Which lines fall between the line holding "Convert this chart to D3.js code." and the line holding "const y = d3.scaleLinear().domain([0, 12]).range([plotB, 142]);", inclusive? Retype them exactly, without the pictures, and add nothing else.
>> BEGIN Dataset rows
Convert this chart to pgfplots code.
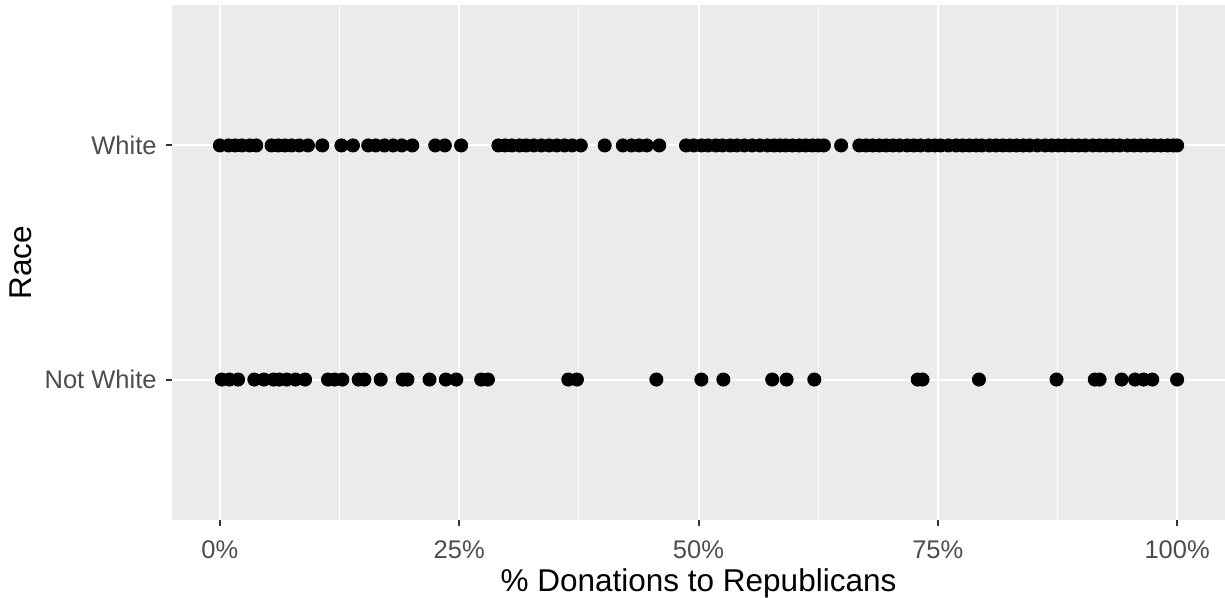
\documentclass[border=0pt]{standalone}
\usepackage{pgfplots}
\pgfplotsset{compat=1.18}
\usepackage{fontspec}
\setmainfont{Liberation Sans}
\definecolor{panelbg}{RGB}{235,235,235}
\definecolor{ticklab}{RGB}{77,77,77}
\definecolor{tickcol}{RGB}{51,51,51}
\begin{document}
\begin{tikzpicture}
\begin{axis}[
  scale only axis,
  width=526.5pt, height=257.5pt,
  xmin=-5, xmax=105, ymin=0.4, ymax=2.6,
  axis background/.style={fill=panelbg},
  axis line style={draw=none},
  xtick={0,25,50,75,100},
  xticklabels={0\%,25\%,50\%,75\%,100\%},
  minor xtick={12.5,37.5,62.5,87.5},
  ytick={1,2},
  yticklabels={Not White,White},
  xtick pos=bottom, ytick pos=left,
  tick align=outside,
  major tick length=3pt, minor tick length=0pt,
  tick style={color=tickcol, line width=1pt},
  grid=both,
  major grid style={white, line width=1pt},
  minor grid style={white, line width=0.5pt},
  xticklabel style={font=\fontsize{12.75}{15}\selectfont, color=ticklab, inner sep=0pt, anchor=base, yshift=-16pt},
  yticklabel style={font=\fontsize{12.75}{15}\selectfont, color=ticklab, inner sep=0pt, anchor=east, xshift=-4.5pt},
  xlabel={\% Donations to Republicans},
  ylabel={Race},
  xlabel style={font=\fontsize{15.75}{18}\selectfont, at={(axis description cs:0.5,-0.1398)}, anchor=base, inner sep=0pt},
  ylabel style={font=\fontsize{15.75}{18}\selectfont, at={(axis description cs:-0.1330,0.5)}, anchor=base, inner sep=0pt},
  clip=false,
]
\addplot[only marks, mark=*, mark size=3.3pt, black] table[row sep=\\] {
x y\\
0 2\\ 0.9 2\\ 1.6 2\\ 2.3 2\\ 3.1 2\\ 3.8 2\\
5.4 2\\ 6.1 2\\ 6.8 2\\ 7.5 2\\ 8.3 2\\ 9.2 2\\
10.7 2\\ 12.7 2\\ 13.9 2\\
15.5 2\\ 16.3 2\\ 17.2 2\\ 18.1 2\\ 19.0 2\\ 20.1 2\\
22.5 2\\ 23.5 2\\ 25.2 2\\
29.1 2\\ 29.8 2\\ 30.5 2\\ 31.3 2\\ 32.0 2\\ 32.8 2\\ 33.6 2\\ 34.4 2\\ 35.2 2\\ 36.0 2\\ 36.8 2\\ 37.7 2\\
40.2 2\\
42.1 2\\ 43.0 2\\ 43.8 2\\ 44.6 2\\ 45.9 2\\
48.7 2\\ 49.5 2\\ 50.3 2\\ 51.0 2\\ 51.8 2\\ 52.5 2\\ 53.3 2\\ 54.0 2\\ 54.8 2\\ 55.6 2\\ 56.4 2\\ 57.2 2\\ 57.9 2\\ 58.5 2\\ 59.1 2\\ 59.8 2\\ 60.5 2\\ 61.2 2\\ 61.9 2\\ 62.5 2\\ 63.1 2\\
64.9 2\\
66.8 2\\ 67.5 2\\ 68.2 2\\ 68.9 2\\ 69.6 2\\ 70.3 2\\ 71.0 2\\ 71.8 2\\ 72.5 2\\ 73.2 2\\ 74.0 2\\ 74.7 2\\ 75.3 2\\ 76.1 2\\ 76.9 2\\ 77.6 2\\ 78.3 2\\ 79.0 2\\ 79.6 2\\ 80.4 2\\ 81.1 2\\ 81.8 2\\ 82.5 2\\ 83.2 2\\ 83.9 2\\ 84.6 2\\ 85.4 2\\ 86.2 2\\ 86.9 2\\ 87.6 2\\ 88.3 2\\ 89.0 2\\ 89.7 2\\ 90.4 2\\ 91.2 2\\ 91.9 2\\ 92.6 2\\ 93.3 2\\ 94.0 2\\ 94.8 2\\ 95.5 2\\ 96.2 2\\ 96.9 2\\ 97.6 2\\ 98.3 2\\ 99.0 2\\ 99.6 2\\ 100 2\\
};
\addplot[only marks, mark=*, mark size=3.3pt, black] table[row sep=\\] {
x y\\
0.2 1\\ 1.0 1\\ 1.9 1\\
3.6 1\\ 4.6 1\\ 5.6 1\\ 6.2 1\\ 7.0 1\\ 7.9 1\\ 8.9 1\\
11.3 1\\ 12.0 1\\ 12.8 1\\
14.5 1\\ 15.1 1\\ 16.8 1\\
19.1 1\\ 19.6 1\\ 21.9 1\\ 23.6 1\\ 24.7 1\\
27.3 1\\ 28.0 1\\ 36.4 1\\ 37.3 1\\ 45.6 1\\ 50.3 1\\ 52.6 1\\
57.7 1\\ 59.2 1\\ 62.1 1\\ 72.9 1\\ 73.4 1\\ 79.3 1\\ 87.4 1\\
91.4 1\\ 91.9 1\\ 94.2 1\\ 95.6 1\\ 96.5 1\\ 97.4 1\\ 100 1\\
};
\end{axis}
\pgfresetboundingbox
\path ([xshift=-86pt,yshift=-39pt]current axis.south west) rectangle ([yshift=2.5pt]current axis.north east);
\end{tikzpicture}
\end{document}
>> END Dataset rows
>> BEGIN Dataset rows
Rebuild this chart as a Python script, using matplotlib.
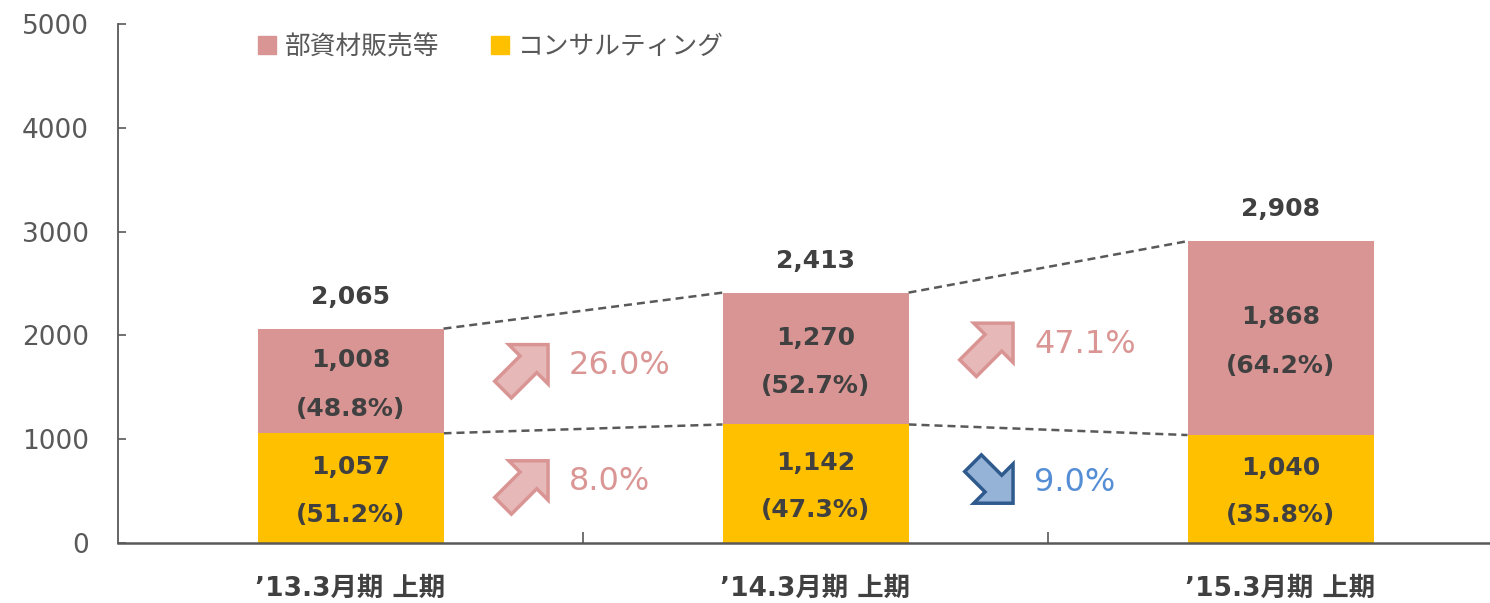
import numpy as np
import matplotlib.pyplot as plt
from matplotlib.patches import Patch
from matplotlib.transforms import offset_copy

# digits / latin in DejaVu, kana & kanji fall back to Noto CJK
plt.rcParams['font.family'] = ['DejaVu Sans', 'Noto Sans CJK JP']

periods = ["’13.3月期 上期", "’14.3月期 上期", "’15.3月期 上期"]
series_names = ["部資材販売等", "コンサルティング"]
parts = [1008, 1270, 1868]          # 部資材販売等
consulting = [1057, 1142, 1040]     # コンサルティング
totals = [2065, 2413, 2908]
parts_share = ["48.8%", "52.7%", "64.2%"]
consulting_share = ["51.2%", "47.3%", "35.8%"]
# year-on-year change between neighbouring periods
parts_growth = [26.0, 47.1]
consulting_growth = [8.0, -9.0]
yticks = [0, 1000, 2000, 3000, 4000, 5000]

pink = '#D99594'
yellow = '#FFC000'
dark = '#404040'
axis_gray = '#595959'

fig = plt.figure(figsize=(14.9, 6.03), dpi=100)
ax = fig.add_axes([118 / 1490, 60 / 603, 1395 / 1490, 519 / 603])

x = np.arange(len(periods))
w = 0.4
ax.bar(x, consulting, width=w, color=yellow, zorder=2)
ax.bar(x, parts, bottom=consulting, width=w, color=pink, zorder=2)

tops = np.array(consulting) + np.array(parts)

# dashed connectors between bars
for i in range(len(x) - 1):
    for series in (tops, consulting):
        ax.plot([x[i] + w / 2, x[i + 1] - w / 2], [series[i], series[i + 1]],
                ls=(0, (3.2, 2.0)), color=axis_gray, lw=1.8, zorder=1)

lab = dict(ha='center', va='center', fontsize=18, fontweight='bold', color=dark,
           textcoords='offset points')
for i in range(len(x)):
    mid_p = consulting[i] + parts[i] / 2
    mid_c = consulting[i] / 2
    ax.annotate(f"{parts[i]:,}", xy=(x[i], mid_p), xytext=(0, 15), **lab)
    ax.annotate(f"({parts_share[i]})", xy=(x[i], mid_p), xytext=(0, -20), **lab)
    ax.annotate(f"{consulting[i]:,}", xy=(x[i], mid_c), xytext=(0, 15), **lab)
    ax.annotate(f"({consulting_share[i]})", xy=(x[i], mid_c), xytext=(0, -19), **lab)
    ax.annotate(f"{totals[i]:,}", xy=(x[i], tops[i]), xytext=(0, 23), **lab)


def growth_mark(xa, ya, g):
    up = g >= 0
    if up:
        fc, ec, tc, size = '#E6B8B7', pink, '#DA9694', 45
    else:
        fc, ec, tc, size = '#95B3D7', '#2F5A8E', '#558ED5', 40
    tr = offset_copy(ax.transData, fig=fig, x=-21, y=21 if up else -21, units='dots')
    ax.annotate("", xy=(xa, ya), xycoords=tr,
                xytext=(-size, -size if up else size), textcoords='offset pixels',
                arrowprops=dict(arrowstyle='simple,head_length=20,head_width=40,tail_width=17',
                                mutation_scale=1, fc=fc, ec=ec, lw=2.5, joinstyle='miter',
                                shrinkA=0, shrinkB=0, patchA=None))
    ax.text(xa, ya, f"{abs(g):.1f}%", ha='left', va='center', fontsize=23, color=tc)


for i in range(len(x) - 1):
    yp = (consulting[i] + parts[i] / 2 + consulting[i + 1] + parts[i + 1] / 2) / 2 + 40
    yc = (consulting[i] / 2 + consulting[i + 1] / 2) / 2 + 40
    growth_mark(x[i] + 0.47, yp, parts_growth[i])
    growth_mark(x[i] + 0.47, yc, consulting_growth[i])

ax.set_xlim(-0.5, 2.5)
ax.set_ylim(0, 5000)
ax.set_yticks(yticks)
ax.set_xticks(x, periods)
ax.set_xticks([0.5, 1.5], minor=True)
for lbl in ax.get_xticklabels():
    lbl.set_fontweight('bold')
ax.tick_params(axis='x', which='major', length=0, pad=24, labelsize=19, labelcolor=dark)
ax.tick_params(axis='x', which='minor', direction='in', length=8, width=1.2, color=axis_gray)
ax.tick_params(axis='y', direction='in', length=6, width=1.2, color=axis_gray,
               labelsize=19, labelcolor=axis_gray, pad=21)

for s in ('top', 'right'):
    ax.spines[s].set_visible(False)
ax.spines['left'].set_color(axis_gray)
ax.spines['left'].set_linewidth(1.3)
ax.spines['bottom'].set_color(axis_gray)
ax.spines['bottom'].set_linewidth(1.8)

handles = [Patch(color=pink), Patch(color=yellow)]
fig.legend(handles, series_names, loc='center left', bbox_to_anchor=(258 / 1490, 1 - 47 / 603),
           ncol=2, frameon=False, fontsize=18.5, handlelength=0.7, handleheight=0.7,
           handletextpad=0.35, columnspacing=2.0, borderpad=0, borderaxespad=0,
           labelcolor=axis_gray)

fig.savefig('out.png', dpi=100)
>> END Dataset rows
>> BEGIN Dataset rows
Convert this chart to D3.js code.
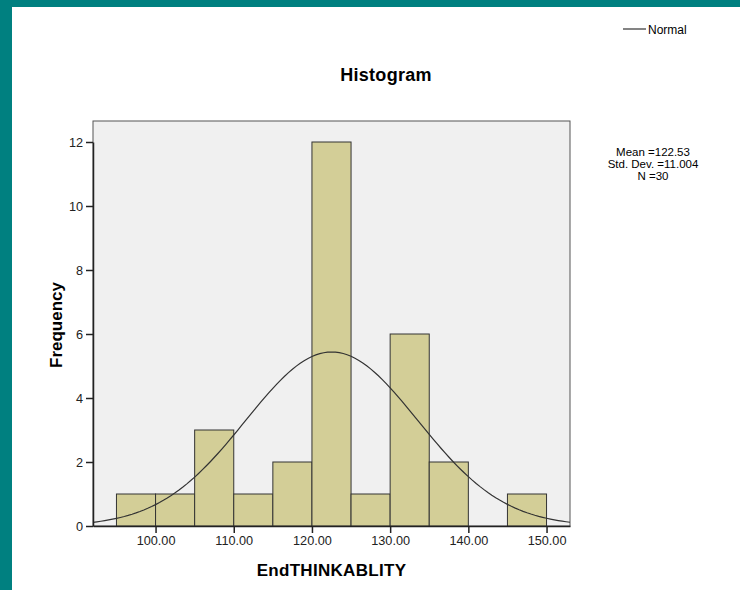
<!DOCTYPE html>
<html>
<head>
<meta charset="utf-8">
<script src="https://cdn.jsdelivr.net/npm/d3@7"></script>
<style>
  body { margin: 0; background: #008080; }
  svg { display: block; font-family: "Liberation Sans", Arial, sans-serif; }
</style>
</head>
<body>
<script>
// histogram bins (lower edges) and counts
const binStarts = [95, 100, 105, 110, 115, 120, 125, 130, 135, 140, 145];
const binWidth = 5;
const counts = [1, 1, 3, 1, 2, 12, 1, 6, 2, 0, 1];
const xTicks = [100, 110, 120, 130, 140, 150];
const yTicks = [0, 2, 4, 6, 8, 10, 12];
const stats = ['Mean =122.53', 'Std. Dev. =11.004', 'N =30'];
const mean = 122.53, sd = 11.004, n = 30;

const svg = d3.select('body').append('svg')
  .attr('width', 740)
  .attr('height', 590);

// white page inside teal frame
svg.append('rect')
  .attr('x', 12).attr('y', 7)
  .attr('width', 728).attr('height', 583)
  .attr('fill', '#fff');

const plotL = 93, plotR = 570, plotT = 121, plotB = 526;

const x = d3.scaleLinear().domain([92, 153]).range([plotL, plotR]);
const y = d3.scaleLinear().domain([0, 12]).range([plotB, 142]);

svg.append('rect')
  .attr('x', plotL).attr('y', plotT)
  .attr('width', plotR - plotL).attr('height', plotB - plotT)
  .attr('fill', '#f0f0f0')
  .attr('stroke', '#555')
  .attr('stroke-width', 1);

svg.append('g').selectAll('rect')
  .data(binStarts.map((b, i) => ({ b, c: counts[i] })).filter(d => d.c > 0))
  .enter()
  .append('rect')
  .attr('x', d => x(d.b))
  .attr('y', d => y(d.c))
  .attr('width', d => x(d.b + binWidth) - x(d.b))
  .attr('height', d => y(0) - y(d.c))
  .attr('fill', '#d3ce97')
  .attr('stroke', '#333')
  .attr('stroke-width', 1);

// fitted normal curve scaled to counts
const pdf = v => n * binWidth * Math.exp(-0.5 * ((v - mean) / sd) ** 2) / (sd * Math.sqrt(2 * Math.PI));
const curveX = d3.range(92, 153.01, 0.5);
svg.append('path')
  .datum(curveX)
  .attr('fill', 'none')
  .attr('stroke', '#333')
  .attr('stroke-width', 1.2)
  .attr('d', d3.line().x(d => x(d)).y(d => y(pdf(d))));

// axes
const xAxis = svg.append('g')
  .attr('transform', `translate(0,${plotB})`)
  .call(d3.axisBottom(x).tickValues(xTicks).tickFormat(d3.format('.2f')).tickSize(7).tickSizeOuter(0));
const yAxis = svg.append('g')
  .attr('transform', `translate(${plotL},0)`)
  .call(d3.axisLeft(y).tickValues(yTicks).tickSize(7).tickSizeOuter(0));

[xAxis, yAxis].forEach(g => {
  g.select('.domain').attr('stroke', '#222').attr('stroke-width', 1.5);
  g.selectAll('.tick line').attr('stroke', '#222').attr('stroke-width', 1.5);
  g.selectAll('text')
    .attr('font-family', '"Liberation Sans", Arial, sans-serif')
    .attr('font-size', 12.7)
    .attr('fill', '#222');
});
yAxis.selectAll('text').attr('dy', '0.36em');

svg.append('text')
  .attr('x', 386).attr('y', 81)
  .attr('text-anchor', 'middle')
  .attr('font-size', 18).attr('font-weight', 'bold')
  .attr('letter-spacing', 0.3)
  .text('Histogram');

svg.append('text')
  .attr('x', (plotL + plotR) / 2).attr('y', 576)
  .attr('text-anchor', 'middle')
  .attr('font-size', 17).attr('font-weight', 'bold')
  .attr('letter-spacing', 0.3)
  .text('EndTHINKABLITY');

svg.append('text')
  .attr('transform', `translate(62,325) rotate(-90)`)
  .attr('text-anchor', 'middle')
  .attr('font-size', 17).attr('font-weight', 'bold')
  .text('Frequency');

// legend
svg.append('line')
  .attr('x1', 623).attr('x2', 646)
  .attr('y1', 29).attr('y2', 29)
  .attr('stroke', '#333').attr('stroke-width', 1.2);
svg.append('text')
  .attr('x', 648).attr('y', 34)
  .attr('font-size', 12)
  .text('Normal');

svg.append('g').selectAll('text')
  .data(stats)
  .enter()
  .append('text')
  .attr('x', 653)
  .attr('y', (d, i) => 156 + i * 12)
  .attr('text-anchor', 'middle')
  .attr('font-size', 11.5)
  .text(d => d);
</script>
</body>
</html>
>> END Dataset rows
Written reply
Convert this chart to D3.js code.
<!DOCTYPE html>
<html>
<head>
<meta charset="utf-8">
<script src="https://cdn.jsdelivr.net/npm/d3@7"></script>
<style>
  body { margin: 0; background: #008080; }
  svg { display: block; font-family: "Liberation Sans", Arial, sans-serif; }
</style>
</head>
<body>
<script>
// histogram bins (lower edges) and counts
const binStarts = [95, 100, 105, 110, 115, 120, 125, 130, 135, 140, 145];
const binWidth = 5;
const counts = [1, 1, 3, 1, 2, 12, 1, 6, 2, 0, 1];
const xTicks = [100, 110, 120, 130, 140, 150];
const yTicks = [0, 2, 4, 6, 8, 10, 12];
const stats = ['Mean =122.53', 'Std. Dev. =11.004', 'N =30'];
const mean = 122.53, sd = 11.004, n = 30;

const svg = d3.select('body').append('svg')
  .attr('width', 740)
  .attr('height', 590);

// white page inside teal frame
svg.append('rect')
  .attr('x', 12).attr('y', 7)
  .attr('width', 728).attr('height', 583)
  .attr('fill', '#fff');

const plotL = 93, plotR = 570, plotT = 121, plotB = 526;

const x = d3.scaleLinear().domain([92, 153]).range([plotL, plotR]);
const y = d3.scaleLinear().domain([0, 12]).range([plotB, 142]);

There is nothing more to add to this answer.